*What to do*: Retype only what runs from the first line of the records to the line with "(0,0) rectangle (1210,767);", inclusive, and no pictures.

*Material*:
>>>

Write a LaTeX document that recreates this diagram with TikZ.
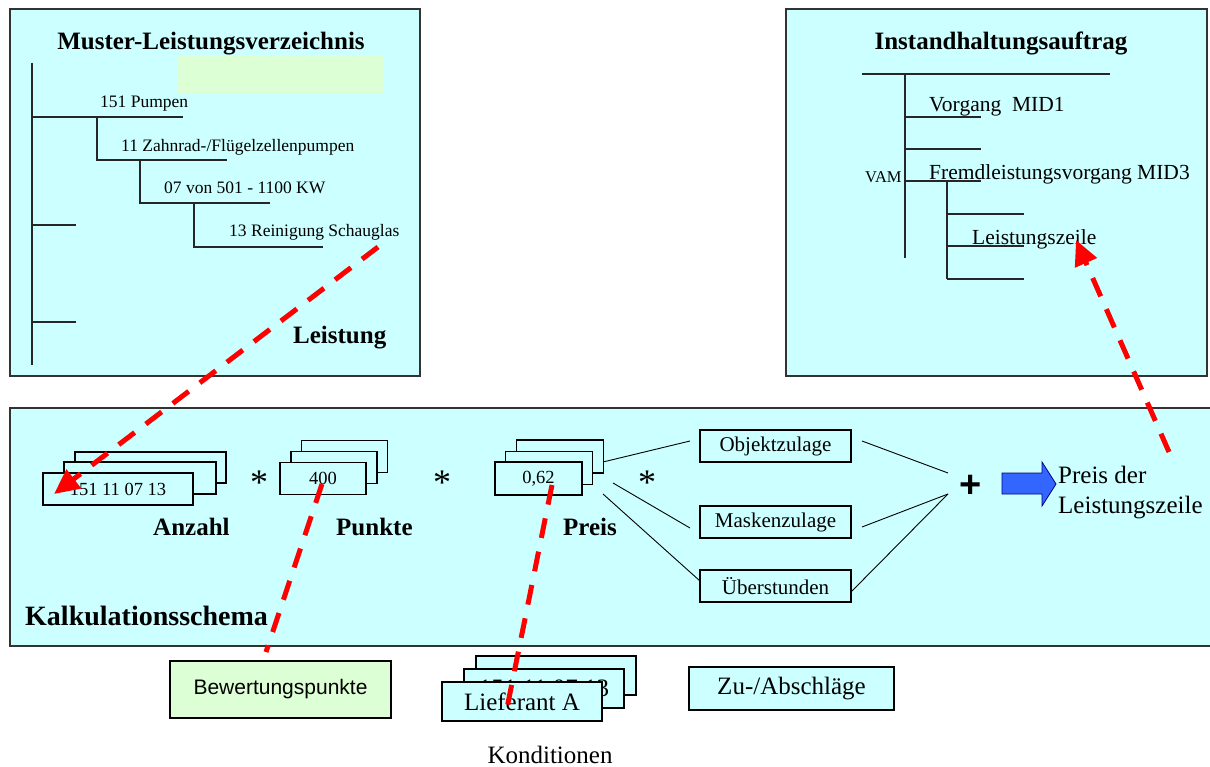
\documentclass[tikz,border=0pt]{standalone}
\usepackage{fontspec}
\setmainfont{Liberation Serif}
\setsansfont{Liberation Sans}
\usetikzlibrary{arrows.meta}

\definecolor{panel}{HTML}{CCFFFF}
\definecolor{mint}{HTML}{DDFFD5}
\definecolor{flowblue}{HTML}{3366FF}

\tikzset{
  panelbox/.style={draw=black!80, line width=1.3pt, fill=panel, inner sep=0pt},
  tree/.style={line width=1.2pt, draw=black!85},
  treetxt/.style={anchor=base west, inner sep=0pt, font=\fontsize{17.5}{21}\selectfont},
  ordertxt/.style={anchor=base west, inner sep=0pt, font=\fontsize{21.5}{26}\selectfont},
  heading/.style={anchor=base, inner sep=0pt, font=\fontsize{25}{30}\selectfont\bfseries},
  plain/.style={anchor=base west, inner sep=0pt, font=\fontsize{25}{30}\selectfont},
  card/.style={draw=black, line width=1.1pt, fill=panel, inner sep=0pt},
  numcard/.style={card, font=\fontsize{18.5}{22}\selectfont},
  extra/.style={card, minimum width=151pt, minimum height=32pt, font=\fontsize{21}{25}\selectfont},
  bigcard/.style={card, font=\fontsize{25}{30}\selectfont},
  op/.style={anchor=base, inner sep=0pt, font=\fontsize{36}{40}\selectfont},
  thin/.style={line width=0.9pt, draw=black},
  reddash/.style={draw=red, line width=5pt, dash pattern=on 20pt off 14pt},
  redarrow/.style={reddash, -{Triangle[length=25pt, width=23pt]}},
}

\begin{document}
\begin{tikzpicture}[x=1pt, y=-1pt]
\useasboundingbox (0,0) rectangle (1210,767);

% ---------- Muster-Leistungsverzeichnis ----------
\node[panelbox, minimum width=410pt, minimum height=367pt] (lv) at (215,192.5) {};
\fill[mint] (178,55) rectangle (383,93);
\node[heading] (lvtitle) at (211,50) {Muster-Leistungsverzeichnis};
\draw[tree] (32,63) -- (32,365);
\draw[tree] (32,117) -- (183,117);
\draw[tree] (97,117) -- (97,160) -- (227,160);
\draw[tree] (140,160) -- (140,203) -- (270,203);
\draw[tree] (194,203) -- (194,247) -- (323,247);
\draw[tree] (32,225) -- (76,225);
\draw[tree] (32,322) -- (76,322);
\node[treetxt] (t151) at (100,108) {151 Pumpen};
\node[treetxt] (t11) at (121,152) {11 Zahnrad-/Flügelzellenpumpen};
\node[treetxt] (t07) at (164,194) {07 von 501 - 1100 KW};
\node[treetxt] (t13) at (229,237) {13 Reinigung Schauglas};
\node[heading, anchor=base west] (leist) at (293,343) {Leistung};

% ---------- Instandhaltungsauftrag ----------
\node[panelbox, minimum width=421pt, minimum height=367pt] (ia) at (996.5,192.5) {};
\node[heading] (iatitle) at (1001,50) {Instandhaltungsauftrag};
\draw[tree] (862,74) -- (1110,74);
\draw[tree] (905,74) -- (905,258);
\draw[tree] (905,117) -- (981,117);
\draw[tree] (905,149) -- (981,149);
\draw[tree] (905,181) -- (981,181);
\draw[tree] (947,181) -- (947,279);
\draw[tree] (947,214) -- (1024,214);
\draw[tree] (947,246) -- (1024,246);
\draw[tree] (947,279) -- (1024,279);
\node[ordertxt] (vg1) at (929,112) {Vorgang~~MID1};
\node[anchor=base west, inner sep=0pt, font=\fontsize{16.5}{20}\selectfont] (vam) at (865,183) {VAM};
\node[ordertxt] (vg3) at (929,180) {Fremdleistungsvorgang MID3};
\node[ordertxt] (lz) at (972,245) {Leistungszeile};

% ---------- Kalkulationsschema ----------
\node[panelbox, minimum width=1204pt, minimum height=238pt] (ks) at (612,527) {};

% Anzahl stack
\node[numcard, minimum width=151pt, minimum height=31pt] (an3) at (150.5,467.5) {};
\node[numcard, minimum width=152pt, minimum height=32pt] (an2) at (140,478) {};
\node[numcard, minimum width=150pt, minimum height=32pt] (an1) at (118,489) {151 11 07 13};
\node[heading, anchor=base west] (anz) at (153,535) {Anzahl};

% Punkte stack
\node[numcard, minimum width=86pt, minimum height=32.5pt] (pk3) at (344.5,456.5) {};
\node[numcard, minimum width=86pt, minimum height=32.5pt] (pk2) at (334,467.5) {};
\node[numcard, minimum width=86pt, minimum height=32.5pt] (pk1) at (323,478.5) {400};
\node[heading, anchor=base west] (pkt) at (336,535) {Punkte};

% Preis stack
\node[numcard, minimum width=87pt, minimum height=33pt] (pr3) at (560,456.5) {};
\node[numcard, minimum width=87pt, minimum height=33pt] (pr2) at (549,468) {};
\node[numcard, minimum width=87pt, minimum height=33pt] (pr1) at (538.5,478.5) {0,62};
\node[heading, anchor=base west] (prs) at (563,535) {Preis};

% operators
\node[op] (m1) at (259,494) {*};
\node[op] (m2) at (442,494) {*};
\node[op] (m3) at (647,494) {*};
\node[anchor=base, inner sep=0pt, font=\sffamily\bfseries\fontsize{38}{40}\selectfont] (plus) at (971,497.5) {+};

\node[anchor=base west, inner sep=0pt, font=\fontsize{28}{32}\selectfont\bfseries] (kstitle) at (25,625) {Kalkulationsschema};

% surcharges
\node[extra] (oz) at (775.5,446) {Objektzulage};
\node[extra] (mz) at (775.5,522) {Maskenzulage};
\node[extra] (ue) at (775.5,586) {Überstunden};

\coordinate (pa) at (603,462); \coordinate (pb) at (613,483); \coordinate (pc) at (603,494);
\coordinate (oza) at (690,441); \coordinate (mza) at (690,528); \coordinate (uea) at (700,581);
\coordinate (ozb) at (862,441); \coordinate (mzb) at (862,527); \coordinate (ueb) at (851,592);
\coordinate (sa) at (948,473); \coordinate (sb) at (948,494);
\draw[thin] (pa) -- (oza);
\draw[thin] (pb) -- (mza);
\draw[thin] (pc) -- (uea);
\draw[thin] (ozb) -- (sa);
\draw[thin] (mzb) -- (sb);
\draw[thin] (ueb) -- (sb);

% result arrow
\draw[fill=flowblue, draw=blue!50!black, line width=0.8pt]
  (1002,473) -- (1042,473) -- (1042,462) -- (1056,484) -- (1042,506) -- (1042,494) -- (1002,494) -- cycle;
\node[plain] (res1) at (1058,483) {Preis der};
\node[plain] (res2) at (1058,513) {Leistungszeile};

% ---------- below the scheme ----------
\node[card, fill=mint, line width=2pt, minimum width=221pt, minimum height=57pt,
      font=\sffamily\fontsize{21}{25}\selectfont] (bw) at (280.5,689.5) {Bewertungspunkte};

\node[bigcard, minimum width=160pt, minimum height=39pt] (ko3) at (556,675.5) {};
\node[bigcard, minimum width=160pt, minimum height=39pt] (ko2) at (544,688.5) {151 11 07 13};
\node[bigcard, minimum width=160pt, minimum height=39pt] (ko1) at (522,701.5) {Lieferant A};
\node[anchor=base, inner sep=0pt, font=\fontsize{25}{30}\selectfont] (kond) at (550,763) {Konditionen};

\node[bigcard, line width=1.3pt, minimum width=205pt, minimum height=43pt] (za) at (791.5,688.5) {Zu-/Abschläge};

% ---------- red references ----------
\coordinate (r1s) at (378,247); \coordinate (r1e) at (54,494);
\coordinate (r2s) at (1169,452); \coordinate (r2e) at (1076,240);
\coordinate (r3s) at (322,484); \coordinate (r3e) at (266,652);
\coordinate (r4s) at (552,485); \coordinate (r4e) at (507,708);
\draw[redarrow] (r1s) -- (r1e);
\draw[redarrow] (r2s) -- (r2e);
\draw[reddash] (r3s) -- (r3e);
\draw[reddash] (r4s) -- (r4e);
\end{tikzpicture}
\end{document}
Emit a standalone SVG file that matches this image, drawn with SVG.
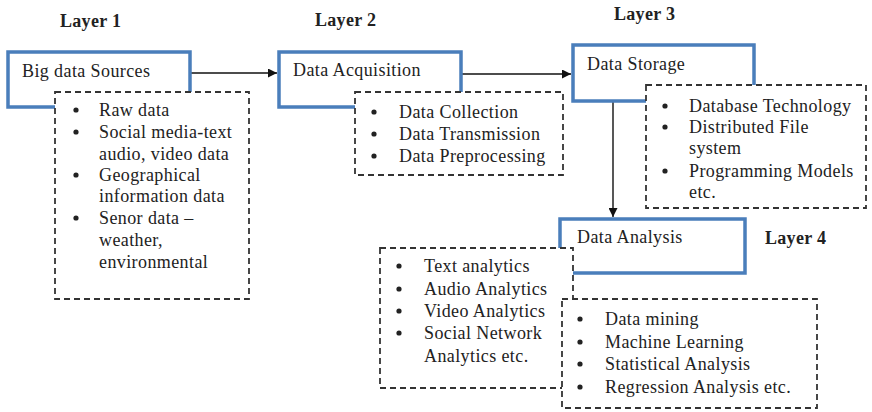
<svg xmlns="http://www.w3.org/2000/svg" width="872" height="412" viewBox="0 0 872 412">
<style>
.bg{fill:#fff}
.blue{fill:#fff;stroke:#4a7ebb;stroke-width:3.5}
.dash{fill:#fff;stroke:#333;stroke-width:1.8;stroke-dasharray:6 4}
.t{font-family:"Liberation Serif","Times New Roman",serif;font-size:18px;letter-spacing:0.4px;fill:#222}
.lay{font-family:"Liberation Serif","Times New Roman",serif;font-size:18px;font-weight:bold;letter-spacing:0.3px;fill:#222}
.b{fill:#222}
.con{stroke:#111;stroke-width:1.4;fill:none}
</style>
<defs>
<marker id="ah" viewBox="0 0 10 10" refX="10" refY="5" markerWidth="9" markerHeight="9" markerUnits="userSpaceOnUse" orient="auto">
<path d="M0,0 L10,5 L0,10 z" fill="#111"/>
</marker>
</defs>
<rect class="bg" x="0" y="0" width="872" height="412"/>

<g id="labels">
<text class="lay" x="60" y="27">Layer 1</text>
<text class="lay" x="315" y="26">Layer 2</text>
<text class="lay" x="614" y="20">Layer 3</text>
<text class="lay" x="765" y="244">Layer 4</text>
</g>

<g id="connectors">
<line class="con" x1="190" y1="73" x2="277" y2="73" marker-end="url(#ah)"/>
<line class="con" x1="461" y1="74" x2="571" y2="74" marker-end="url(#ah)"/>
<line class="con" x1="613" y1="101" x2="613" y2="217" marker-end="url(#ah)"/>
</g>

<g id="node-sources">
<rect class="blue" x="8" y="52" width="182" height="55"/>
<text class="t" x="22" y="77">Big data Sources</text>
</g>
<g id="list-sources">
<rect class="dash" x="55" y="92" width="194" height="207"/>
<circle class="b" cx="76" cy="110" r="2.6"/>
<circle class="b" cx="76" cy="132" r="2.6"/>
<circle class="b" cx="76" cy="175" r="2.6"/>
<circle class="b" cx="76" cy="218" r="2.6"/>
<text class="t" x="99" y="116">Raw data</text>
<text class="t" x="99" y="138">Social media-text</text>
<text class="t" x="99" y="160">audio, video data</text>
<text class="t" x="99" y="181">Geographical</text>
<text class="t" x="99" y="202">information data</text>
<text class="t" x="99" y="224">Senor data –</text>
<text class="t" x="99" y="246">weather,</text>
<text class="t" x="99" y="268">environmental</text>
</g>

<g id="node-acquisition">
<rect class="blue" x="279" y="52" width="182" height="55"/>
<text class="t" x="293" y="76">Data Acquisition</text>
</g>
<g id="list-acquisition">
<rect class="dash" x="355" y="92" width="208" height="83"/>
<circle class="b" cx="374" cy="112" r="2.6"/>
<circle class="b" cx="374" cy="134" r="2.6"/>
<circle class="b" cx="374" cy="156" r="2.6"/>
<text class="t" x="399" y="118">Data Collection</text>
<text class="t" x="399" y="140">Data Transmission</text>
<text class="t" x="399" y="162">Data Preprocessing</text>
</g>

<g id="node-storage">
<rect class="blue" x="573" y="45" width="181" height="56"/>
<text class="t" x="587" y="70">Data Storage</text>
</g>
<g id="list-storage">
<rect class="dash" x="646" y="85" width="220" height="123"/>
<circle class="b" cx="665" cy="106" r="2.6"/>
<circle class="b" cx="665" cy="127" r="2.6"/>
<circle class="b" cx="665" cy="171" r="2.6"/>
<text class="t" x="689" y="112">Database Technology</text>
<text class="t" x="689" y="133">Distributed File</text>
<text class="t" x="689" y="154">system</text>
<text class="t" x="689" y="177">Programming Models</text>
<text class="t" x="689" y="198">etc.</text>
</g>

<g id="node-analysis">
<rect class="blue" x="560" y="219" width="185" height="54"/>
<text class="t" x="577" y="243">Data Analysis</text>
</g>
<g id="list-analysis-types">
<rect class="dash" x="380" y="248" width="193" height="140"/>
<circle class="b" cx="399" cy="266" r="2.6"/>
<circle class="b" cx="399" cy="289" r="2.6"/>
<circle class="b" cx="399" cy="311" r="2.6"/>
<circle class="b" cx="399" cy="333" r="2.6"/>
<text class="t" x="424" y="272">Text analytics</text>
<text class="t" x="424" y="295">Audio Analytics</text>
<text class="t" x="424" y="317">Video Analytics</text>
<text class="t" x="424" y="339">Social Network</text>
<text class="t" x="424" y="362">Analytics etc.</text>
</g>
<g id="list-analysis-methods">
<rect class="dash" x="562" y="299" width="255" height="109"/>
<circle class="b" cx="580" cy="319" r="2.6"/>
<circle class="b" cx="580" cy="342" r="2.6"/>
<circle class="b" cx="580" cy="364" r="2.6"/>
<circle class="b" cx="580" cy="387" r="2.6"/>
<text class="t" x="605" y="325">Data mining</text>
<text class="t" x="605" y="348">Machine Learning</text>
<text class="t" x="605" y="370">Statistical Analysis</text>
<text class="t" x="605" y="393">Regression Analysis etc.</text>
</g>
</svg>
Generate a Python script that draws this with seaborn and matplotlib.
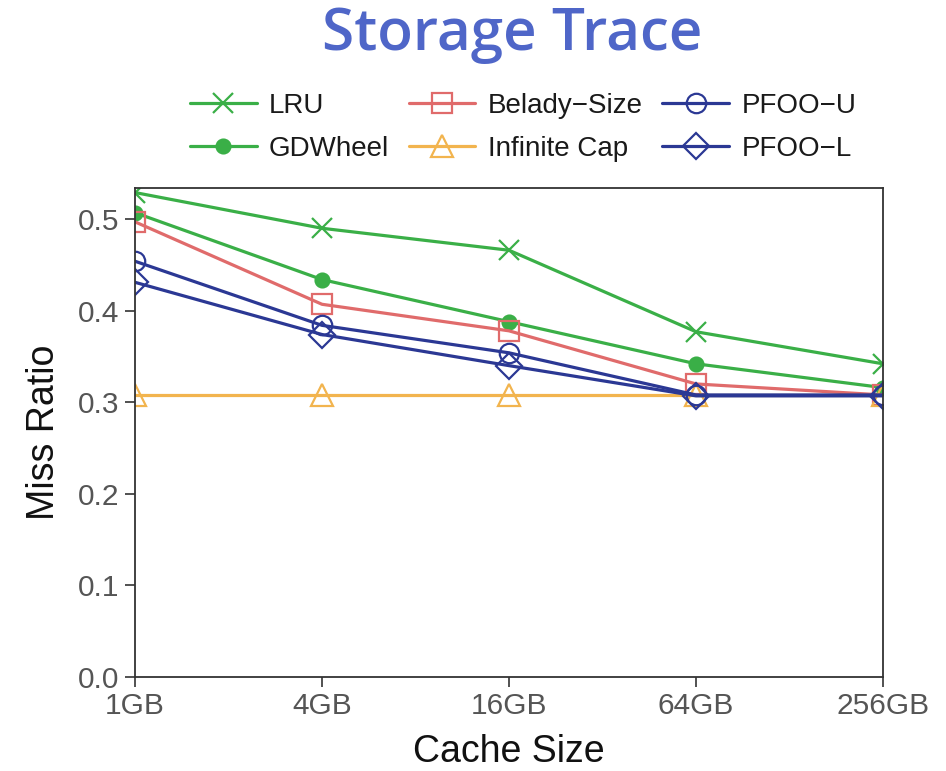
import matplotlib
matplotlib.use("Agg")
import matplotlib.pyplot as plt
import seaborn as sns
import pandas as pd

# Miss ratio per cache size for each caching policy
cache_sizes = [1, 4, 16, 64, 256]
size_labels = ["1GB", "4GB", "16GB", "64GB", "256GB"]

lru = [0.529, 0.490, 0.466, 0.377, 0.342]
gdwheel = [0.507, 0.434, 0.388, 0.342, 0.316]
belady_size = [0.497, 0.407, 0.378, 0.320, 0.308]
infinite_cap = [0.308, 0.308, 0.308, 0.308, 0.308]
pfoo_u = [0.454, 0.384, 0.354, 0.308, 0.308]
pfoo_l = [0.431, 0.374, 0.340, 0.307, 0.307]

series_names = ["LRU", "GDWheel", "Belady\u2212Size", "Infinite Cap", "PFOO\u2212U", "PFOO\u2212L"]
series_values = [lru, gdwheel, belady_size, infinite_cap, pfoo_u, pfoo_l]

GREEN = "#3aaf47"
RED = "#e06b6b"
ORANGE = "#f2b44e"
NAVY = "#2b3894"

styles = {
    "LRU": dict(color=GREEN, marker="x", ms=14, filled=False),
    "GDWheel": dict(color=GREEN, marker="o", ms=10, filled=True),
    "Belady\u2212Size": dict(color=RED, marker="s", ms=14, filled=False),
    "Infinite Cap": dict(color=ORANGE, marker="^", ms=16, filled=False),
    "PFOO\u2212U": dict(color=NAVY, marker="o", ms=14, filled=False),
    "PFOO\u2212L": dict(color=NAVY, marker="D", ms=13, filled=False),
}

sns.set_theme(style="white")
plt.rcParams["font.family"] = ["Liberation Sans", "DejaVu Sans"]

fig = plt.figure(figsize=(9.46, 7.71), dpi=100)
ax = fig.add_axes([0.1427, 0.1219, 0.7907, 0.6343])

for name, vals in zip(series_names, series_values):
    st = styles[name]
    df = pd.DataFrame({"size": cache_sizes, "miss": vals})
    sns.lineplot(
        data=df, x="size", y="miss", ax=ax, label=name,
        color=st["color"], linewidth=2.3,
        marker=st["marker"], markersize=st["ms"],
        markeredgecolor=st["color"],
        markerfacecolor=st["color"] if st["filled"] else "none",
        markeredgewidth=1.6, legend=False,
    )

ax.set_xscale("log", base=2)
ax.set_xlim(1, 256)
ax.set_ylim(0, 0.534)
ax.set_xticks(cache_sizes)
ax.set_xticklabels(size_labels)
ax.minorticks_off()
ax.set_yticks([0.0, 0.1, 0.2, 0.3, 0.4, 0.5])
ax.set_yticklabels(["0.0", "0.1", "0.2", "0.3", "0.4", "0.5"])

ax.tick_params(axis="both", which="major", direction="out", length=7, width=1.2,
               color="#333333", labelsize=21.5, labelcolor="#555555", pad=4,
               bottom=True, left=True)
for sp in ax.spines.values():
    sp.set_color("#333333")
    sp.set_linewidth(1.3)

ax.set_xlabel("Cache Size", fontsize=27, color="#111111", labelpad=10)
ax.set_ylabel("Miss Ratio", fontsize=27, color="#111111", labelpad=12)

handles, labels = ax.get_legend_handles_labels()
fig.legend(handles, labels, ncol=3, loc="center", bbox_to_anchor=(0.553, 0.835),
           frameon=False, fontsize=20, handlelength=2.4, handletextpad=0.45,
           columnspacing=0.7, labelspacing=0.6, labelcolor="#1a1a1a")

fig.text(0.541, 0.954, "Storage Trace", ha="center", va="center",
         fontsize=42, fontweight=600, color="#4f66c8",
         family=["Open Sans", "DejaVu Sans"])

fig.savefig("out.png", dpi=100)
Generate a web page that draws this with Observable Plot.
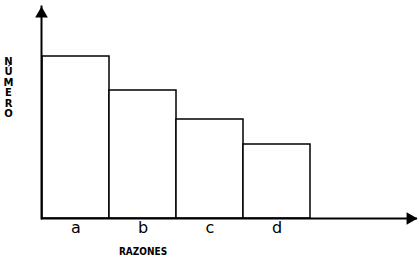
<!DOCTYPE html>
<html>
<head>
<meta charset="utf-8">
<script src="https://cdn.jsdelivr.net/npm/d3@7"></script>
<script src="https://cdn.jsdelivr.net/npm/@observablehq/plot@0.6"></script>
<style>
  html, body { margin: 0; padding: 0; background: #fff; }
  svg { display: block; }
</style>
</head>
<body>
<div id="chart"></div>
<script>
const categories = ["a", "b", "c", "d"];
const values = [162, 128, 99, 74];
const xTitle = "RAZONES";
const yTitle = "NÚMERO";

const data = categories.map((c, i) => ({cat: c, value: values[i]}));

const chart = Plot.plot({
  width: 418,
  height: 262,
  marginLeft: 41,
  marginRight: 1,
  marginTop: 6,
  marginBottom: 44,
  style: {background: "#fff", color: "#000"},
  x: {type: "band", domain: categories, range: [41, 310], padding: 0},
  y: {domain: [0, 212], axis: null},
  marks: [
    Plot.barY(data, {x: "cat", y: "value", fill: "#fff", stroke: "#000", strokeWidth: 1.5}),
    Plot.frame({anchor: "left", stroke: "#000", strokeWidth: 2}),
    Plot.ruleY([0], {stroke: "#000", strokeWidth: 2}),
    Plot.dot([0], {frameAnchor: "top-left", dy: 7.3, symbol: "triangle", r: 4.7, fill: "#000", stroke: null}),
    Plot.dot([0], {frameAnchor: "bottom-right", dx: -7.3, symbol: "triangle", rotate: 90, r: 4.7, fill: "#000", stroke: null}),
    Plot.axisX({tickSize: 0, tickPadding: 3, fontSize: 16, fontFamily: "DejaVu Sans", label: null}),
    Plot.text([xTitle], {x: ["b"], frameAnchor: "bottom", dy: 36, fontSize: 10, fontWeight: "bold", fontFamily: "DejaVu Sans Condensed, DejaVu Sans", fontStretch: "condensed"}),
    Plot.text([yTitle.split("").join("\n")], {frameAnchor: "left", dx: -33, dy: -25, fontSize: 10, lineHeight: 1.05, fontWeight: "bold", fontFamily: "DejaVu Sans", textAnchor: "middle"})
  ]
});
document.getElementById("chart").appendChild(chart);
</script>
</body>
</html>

<<<

*Result of this exercise*:
Write a LaTeX document that recreates this diagram with TikZ.
\documentclass[tikz,border=0pt]{standalone}
\usepackage{fontspec}
\setmainfont{Liberation Serif}
\setsansfont{Liberation Sans}
\usetikzlibrary{arrows.meta}

\definecolor{panel}{HTML}{CCFFFF}
\definecolor{mint}{HTML}{DDFFD5}
\definecolor{flowblue}{HTML}{3366FF}

\tikzset{
  panelbox/.style={draw=black!80, line width=1.3pt, fill=panel, inner sep=0pt},
  tree/.style={line width=1.2pt, draw=black!85},
  treetxt/.style={anchor=base west, inner sep=0pt, font=\fontsize{17.5}{21}\selectfont},
  ordertxt/.style={anchor=base west, inner sep=0pt, font=\fontsize{21.5}{26}\selectfont},
  heading/.style={anchor=base, inner sep=0pt, font=\fontsize{25}{30}\selectfont\bfseries},
  plain/.style={anchor=base west, inner sep=0pt, font=\fontsize{25}{30}\selectfont},
  card/.style={draw=black, line width=1.1pt, fill=panel, inner sep=0pt},
  numcard/.style={card, font=\fontsize{18.5}{22}\selectfont},
  extra/.style={card, minimum width=151pt, minimum height=32pt, font=\fontsize{21}{25}\selectfont},
  bigcard/.style={card, font=\fontsize{25}{30}\selectfont},
  op/.style={anchor=base, inner sep=0pt, font=\fontsize{36}{40}\selectfont},
  thin/.style={line width=0.9pt, draw=black},
  reddash/.style={draw=red, line width=5pt, dash pattern=on 20pt off 14pt},
  redarrow/.style={reddash, -{Triangle[length=25pt, width=23pt]}},
}

\begin{document}
\begin{tikzpicture}[x=1pt, y=-1pt]
\useasboundingbox (0,0) rectangle (1210,767);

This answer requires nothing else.